* REQUIRED TASK
Exclude images, then output the remaining data verbatim.
::::::::::
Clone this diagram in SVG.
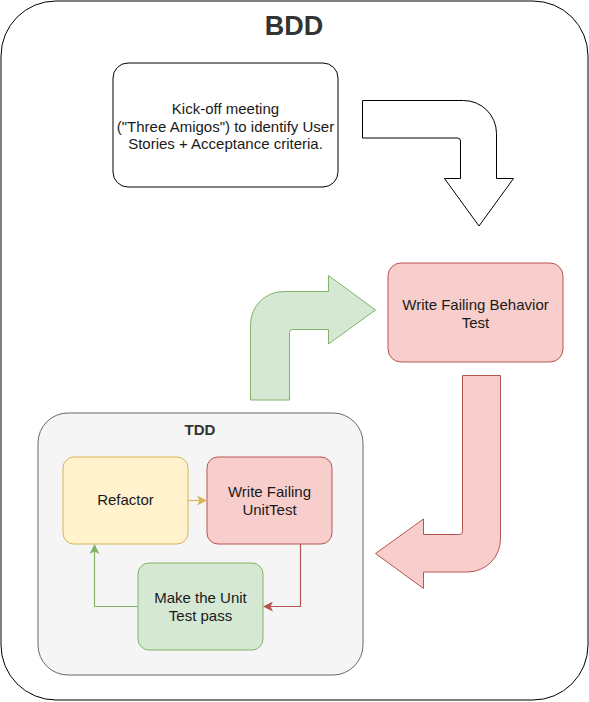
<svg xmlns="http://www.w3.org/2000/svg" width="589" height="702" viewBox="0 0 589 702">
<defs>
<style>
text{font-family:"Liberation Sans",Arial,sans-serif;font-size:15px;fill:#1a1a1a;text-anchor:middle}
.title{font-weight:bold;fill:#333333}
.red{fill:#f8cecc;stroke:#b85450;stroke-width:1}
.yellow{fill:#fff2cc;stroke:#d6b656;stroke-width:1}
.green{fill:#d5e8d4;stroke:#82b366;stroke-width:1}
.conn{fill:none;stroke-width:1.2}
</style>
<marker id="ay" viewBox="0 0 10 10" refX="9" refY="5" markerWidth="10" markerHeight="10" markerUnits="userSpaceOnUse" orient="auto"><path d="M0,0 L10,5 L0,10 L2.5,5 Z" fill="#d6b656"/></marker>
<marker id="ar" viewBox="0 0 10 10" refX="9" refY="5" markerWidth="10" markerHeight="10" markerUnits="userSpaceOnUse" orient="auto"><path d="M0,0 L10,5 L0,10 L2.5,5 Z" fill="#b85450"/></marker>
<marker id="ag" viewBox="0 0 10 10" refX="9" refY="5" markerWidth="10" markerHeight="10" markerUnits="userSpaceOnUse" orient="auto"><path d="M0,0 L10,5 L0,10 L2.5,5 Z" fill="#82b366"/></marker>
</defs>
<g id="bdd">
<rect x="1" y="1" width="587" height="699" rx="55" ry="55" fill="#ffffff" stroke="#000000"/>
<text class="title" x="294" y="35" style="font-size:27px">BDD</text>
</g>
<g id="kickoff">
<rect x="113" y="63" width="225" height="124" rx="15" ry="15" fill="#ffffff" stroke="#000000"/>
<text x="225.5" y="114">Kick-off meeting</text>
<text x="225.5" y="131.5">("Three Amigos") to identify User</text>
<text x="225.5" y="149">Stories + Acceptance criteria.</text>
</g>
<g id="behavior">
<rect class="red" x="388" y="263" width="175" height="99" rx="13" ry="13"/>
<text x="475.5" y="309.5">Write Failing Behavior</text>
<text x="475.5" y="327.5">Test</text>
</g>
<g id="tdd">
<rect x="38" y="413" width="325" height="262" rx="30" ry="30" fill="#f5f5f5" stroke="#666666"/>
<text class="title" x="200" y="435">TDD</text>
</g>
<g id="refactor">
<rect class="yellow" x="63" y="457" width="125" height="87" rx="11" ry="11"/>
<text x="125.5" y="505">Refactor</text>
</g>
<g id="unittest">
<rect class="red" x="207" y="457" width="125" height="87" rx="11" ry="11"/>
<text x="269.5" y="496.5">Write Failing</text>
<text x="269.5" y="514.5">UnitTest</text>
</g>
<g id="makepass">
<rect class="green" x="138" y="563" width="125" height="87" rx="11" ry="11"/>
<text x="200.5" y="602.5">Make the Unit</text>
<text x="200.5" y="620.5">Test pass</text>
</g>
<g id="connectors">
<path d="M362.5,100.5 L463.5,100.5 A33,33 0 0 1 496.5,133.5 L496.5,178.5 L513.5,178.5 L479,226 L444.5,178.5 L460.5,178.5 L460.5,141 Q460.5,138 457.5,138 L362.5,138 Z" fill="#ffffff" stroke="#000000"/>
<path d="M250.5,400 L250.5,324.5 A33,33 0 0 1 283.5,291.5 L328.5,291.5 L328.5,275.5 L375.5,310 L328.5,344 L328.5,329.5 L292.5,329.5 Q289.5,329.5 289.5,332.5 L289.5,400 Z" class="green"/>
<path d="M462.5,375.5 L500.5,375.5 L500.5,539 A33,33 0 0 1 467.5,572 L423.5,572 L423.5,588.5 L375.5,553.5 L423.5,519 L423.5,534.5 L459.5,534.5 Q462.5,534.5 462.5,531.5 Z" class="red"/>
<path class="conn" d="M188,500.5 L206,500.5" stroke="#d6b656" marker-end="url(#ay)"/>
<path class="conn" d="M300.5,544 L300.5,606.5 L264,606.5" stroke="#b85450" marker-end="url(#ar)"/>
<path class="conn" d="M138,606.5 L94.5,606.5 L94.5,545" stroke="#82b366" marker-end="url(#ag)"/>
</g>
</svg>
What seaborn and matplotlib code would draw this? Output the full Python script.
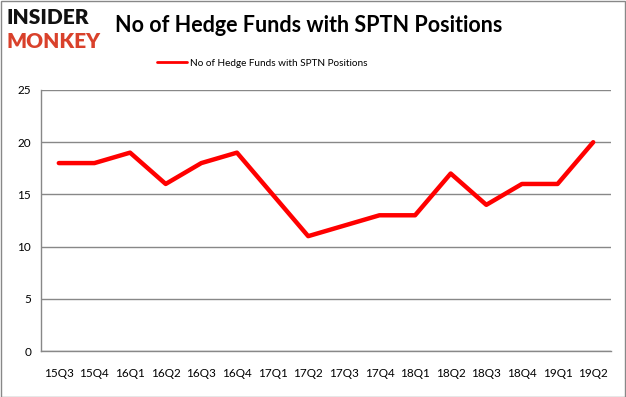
::::::::::
* OUTPUT
Clone this diagram in SVG.
<svg xmlns="http://www.w3.org/2000/svg" width="589" height="702" viewBox="0 0 589 702">
<defs>
<style>
text{font-family:"Liberation Sans",Arial,sans-serif;font-size:15px;fill:#1a1a1a;text-anchor:middle}
.title{font-weight:bold;fill:#333333}
.red{fill:#f8cecc;stroke:#b85450;stroke-width:1}
.yellow{fill:#fff2cc;stroke:#d6b656;stroke-width:1}
.green{fill:#d5e8d4;stroke:#82b366;stroke-width:1}
.conn{fill:none;stroke-width:1.2}
</style>
<marker id="ay" viewBox="0 0 10 10" refX="9" refY="5" markerWidth="10" markerHeight="10" markerUnits="userSpaceOnUse" orient="auto"><path d="M0,0 L10,5 L0,10 L2.5,5 Z" fill="#d6b656"/></marker>
<marker id="ar" viewBox="0 0 10 10" refX="9" refY="5" markerWidth="10" markerHeight="10" markerUnits="userSpaceOnUse" orient="auto"><path d="M0,0 L10,5 L0,10 L2.5,5 Z" fill="#b85450"/></marker>
<marker id="ag" viewBox="0 0 10 10" refX="9" refY="5" markerWidth="10" markerHeight="10" markerUnits="userSpaceOnUse" orient="auto"><path d="M0,0 L10,5 L0,10 L2.5,5 Z" fill="#82b366"/></marker>
</defs>
<g id="bdd">
<rect x="1" y="1" width="587" height="699" rx="55" ry="55" fill="#ffffff" stroke="#000000"/>
<text class="title" x="294" y="35" style="font-size:27px">BDD</text>
</g>
<g id="kickoff">
<rect x="113" y="63" width="225" height="124" rx="15" ry="15" fill="#ffffff" stroke="#000000"/>
<text x="225.5" y="114">Kick-off meeting</text>
<text x="225.5" y="131.5">("Three Amigos") to identify User</text>
<text x="225.5" y="149">Stories + Acceptance criteria.</text>
</g>
<g id="behavior">
<rect class="red" x="388" y="263" width="175" height="99" rx="13" ry="13"/>
<text x="475.5" y="309.5">Write Failing Behavior</text>
<text x="475.5" y="327.5">Test</text>
</g>
<g id="tdd">
<rect x="38" y="413" width="325" height="262" rx="30" ry="30" fill="#f5f5f5" stroke="#666666"/>
<text class="title" x="200" y="435">TDD</text>
</g>
<g id="refactor">
<rect class="yellow" x="63" y="457" width="125" height="87" rx="11" ry="11"/>
<text x="125.5" y="505">Refactor</text>
</g>
<g id="unittest">
<rect class="red" x="207" y="457" width="125" height="87" rx="11" ry="11"/>
<text x="269.5" y="496.5">Write Failing</text>
<text x="269.5" y="514.5">UnitTest</text>
</g>
<g id="makepass">
<rect class="green" x="138" y="563" width="125" height="87" rx="11" ry="11"/>
<text x="200.5" y="602.5">Make the Unit</text>
<text x="200.5" y="620.5">Test pass</text>
</g>
<g id="connectors">
<path d="M362.5,100.5 L463.5,100.5 A33,33 0 0 1 496.5,133.5 L496.5,178.5 L513.5,178.5 L479,226 L444.5,178.5 L460.5,178.5 L460.5,141 Q460.5,138 457.5,138 L362.5,138 Z" fill="#ffffff" stroke="#000000"/>
<path d="M250.5,400 L250.5,324.5 A33,33 0 0 1 283.5,291.5 L328.5,291.5 L328.5,275.5 L375.5,310 L328.5,344 L328.5,329.5 L292.5,329.5 Q289.5,329.5 289.5,332.5 L289.5,400 Z" class="green"/>
<path d="M462.5,375.5 L500.5,375.5 L500.5,539 A33,33 0 0 1 467.5,572 L423.5,572 L423.5,588.5 L375.5,553.5 L423.5,519 L423.5,534.5 L459.5,534.5 Q462.5,534.5 462.5,531.5 Z" class="red"/>
<path class="conn" d="M188,500.5 L206,500.5" stroke="#d6b656" marker-end="url(#ay)"/>
<path class="conn" d="M300.5,544 L300.5,606.5 L264,606.5" stroke="#b85450" marker-end="url(#ar)"/>
<path class="conn" d="M138,606.5 L94.5,606.5 L94.5,545" stroke="#82b366" marker-end="url(#ag)"/>
</g>
</svg>
What seaborn and matplotlib code would draw this? Output the full Python script.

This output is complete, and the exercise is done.